### Aim
Can you set down, exactly as they appear below, the lines from the opening of the material through the one bearing "(0,0) rectangle (1465,1144);", minus the pictures?

### Source data

....

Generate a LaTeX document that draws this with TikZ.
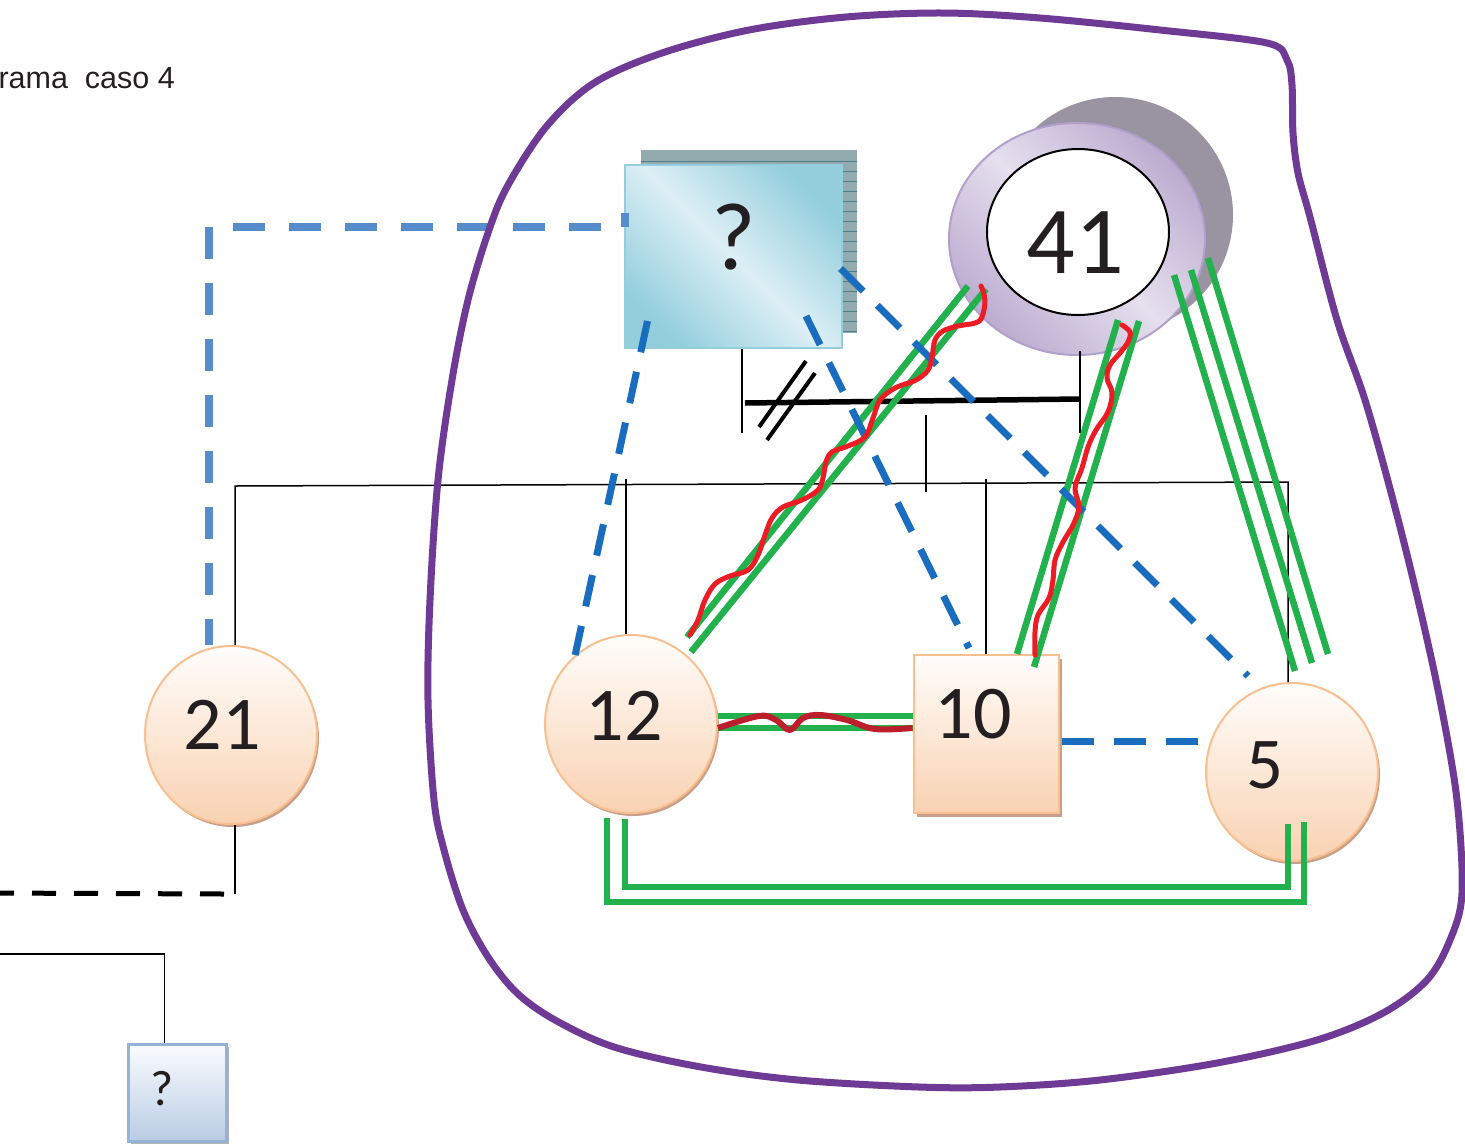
\documentclass[tikz,border=0pt]{standalone}
\usepackage{fontspec}
\setmainfont{Carlito}
\newfontfamily\titlefont{Liberation Sans}
\usetikzlibrary{calc,shapes.geometric,shadows}
\definecolor{blobpurple}{HTML}{6E3A96}
\definecolor{linkgreen}{HTML}{22B14C}
\definecolor{wavered}{HTML}{EC1C24}
\definecolor{wavedark}{HTML}{BD1E2C}
\definecolor{dashblue}{HTML}{1A6DBE}
\definecolor{dashlight}{HTML}{568CCB}
\definecolor{peachtop}{HTML}{FFFDFB}
\definecolor{peachbot}{HTML}{F9D2B2}
\definecolor{peachline}{HTML}{F8BF90}
\definecolor{peachshade}{HTML}{C8A08A}
\definecolor{lilaclight}{HTML}{E5DFEE}
\definecolor{lilacdark}{HTML}{BCACD0}
\definecolor{lilacline}{HTML}{B1A0CB}
\definecolor{ghostgray}{HTML}{9A93A2}
\definecolor{icelight}{HTML}{DDEFF5}
\definecolor{icedark}{HTML}{94CEDD}
\definecolor{iceshade}{HTML}{93AAAE}
\definecolor{iceshadeline}{HTML}{4E7F88}
\definecolor{skytop}{HTML}{FAFCFE}
\definecolor{skybot}{HTML}{B8CCE4}
\definecolor{skyline}{HTML}{95B3D7}
\definecolor{inkgray}{HTML}{231F20}

\begin{document}
\begin{tikzpicture}[x=1pt,y=1pt,yscale=-1,xscale=1,
  orb/.style={ellipse,draw=peachline,line width=2pt,top color=peachtop,bottom color=peachbot,drop shadow={shadow xshift=2pt,shadow yshift=-3pt,fill=peachshade,opacity=1},minimum width=172pt,minimum height=178pt,inner sep=0pt},
  slab/.style={rectangle,draw=peachline,line width=2pt,top color=peachtop,bottom color=peachbot,drop shadow={shadow xshift=3pt,shadow yshift=-4pt,fill=peachshade,opacity=1},inner sep=0pt},
  num/.style={inner sep=0pt,text=inkgray,font=\fontsize{76}{76}\selectfont},
  tree/.style={line width=1.5pt},
  grn/.style={draw=linkgreen,line width=6.5pt},
  bluedash/.style={draw=dashblue,line width=7pt,dash pattern=on 32pt off 20pt},
  lightdash/.style={draw=dashlight,line width=8pt,dash pattern=on 32pt off 24pt,dash phase=18pt},
  blkdash/.style={line width=5pt,dash pattern=on 24pt off 18pt},
  wave/.style={draw=wavered,line width=5pt,line cap=round,line join=round}]
\useasboundingbox (0,0) rectangle (1465,1144);

\fill[ghostgray] (1115,215) ellipse (118 and 118);
\fill[iceshade] (641,150) rectangle (857,333);
\draw[iceshadeline,line width=1pt] (641,161) -- (857,161) (842,171) -- (857,171) (842,181) -- (857,181) (842,191) -- (857,191) (842,201) -- (857,201) (842,211) -- (857,211) (842,221) -- (857,221) (842,231) -- (857,231) (842,241) -- (857,241) (842,251) -- (857,251) (842,261) -- (857,261) (842,271) -- (857,271) (842,281) -- (857,281) (842,291) -- (857,291) (842,301) -- (857,301) (842,311) -- (857,311) (842,321) -- (857,321) (842,331) -- (857,331);

\node[ellipse,draw=lilacline,line width=2pt,top color=lilacdark,bottom color=lilacdark,middle color=lilaclight,shading angle=-45,minimum width=256pt,minimum height=232pt] (ring41) at (1077,239) {};
\node[ellipse,draw=black,line width=2pt,fill=white,minimum width=182pt,minimum height=166pt] (n41) at (1078,232) {};
\node[num,font=\fontsize{96}{96}\selectfont] (t41) at (1075,243) {41};
\node[rectangle,draw=icedark,line width=2pt,top color=icedark,bottom color=icedark,middle color=icelight,shading angle=-45,minimum width=217pt,minimum height=183pt] (nq) at (733,256.5) {};
\node[num,font=\fontsize{96}{96}\selectfont] (tq) at (734,237) {?};
\node[orb] (n21) at (231,735) {};
\node[num] (t21) at (222,725) {21};
\node[orb] (n12) at (631,724) {};
\node[num] (t12) at (624,716) {12};
\node[slab,minimum width=145pt,minimum height=158pt] (n10) at (986,734) {};
\node[num] (t10) at (973,714) {10};
\node[orb] (n5) at (1292,772) {};
\node[num,font=\fontsize{73}{73}\selectfont] (t5) at (1265,765) {5};
\node[rectangle,draw=skyline,line width=2.5pt,top color=skytop,bottom color=skybot,drop shadow={shadow xshift=2pt,shadow yshift=-2pt,fill=gray!60,opacity=1},minimum width=98pt,minimum height=97pt] (nsq) at (177.5,1093) {};
\node[num,font=\fontsize{50}{50}\selectfont] (tsq) at (162,1089) {?};
\node[anchor=base east,inner sep=0pt,text=inkgray,font=\titlefont\fontsize{30.5}{30.5}\selectfont] (title) at (175,88) {rama\ \ caso 4};

\coordinate (busL) at (235,486);
\coordinate (busR) at (1288,482);
\coordinate (edgeL) at (-12,893);
\coordinate (edgeL2) at (-5,954);
\draw[tree] ($(n21.north)+(4,0)$) -- (busL) -- (busR) -- ($(n5.north)+(-4,0)$);
\draw[tree] ($(n12.north)+(-5,0)$) -- ++(0,-155);
\draw[tree] (n10.north) -- ++(0,-175);
\draw[tree] (926,415) -- (926,492);
\draw[tree] ($(nq.south)+(9,0)$) -- ++(0,84);
\draw[tree] ($(ring41.south)+(3,-5)$) -- ++(0,82);
\draw[line width=5.5pt] ($(nq.south)+(12,54)$) -- ($(ring41.south)+(3,43)$);
\draw[line width=4pt] (759,427) -- (806,361) (767,440) -- (815,373);
\draw[tree] ($(n21.south)+(4,0)$) -- ++(0,69) coordinate (drop21);
\draw[blkdash] ($(drop21)+(-11,0)$) -- (edgeL);
\draw[tree] (edgeL2) -| ($(nsq.north)+(-13,0)$);

\draw[grn] ($(n12.center)+(56,-87)$) -- ($(ring41.center)+(-109,47)$);
\draw[grn] ($(n12.center)+(60,-72)$) -- ($(ring41.center)+(-91,50)$);
\draw[grn] ($(n10.north)+(31,0)$) -- ($(ring41.center)+(41,81)$);
\draw[grn] ($(n10.north)+(48,13)$) -- ($(ring41.center)+(62,82)$);
\draw[grn] ($(n5.north)+(3,-11)$) -- ($(ring41.center)+(97,36)$);
\draw[grn] ($(n5.north)+(20,-19)$) -- ($(ring41.center)+(114,31)$);
\draw[grn] ($(n5.north)+(36,-28)$) -- ($(ring41.center)+(131,19)$);
\draw[grn,line width=5.5pt] ($(n12.east)+(0,-8)$) -- ($(n10.west)+(0,-18)$);
\draw[grn,line width=5.5pt] ($(n12.east)+(0,4)$) -- ($(n10.west)+(0,-6)$);
\draw[grn,line width=5.5pt] ($(n12.south)+(-24,4)$) -- ($(n12.south)+(-24,88)$) -| ($(n5.south)+(12,-40)$);
\draw[grn,line width=5.5pt] ($(n12.south)+(-6,5)$) -- ($(n12.south)+(-6,73)$) -| ($(n5.south)+(-4,-38)$);

\draw[lightdash] ($(nq.west)+(1,-44)$) -- ($(nq.west)+(1,-30)$) -| ($(n21.north)+(-22,0)$);
\draw[bluedash] ($(nq.south west)+(24,-28)$) -- (n12.129);
\draw[bluedash] ($(nq.south)+(73,-33)$) -- ($(n10.north)+(-17,-6)$);
\draw[bluedash] ($(nq.east)+(-2,12)$) -- ($(n5.center)+(-44,-96)$);
\coordinate (d10) at ($(n10.east)+(2,7)$);
\draw[bluedash] (d10) -- (d10 -| n5.west);

\draw[wave] plot[smooth,tension=0.6] coordinates {(690,635) (698,620) (705,600) (715,584) (730,576) (748,570) (758,555) (765,535) (772,518) (783,507) (802,500) (818,490) (823,478) (826,462) (832,452) (848,446) (865,437) (873,418) (880,400) (895,388) (916,380) (928,370) (932,357) (935,340) (943,331) (958,326) (975,323) (982,317) (985,300) (981,286)};
\draw[wave] plot[smooth,tension=0.6] coordinates {(1122,325) (1130,332) (1128,342) (1120,353) (1110,365) (1107,378) (1112,393) (1108,412) (1096,430) (1088,447) (1082,468) (1075,488) (1079,507) (1073,525) (1063,542) (1055,560) (1053,580) (1049,598) (1038,615) (1035,632) (1035,655)};
\draw[wave,draw=wavedark,line width=6pt,line cap=butt] plot[smooth,tension=0.6] coordinates {($(n12.east)+(0,4)$) (759,716) (776,720) (790,730) (803,718) (820,715) (847,720) (875,729) ($(n10.west)+(0,-6)$)};

\draw[blobpurple,line width=7pt] plot[smooth cycle,tension=0.55] coordinates {(943,13) (1040,18) (1160,30) (1267,43) (1287,60) (1292,85) (1293,133) (1298,173) (1310,217) (1337,320) (1365,400) (1393,500) (1418,600) (1440,700) (1457,800) (1462,893) (1450,940) (1427,980) (1383,1013) (1317,1040) (1217,1063) (1100,1080) (1000,1087) (919,1087) (798,1080) (701,1067) (614,1047) (555,1020) (517,993) (488,957) (463,910) (444,850) (434,800) (428,700) (430,600) (438,480) (452,380) (468,300) (488,233) (507,187) (546,127) (594,83) (662,53) (749,30) (846,17)};
\end{tikzpicture}
\end{document}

....

### Output of the task
Generate a LaTeX document that draws this with TikZ.
\documentclass[tikz,border=0pt]{standalone}
\usepackage{fontspec}
\setmainfont{Carlito}
\newfontfamily\titlefont{Liberation Sans}
\usetikzlibrary{calc,shapes.geometric,shadows}
\definecolor{blobpurple}{HTML}{6E3A96}
\definecolor{linkgreen}{HTML}{22B14C}
\definecolor{wavered}{HTML}{EC1C24}
\definecolor{wavedark}{HTML}{BD1E2C}
\definecolor{dashblue}{HTML}{1A6DBE}
\definecolor{dashlight}{HTML}{568CCB}
\definecolor{peachtop}{HTML}{FFFDFB}
\definecolor{peachbot}{HTML}{F9D2B2}
\definecolor{peachline}{HTML}{F8BF90}
\definecolor{peachshade}{HTML}{C8A08A}
\definecolor{lilaclight}{HTML}{E5DFEE}
\definecolor{lilacdark}{HTML}{BCACD0}
\definecolor{lilacline}{HTML}{B1A0CB}
\definecolor{ghostgray}{HTML}{9A93A2}
\definecolor{icelight}{HTML}{DDEFF5}
\definecolor{icedark}{HTML}{94CEDD}
\definecolor{iceshade}{HTML}{93AAAE}
\definecolor{iceshadeline}{HTML}{4E7F88}
\definecolor{skytop}{HTML}{FAFCFE}
\definecolor{skybot}{HTML}{B8CCE4}
\definecolor{skyline}{HTML}{95B3D7}
\definecolor{inkgray}{HTML}{231F20}

\begin{document}
\begin{tikzpicture}[x=1pt,y=1pt,yscale=-1,xscale=1,
  orb/.style={ellipse,draw=peachline,line width=2pt,top color=peachtop,bottom color=peachbot,drop shadow={shadow xshift=2pt,shadow yshift=-3pt,fill=peachshade,opacity=1},minimum width=172pt,minimum height=178pt,inner sep=0pt},
  slab/.style={rectangle,draw=peachline,line width=2pt,top color=peachtop,bottom color=peachbot,drop shadow={shadow xshift=3pt,shadow yshift=-4pt,fill=peachshade,opacity=1},inner sep=0pt},
  num/.style={inner sep=0pt,text=inkgray,font=\fontsize{76}{76}\selectfont},
  tree/.style={line width=1.5pt},
  grn/.style={draw=linkgreen,line width=6.5pt},
  bluedash/.style={draw=dashblue,line width=7pt,dash pattern=on 32pt off 20pt},
  lightdash/.style={draw=dashlight,line width=8pt,dash pattern=on 32pt off 24pt,dash phase=18pt},
  blkdash/.style={line width=5pt,dash pattern=on 24pt off 18pt},
  wave/.style={draw=wavered,line width=5pt,line cap=round,line join=round}]
\useasboundingbox (0,0) rectangle (1465,1144);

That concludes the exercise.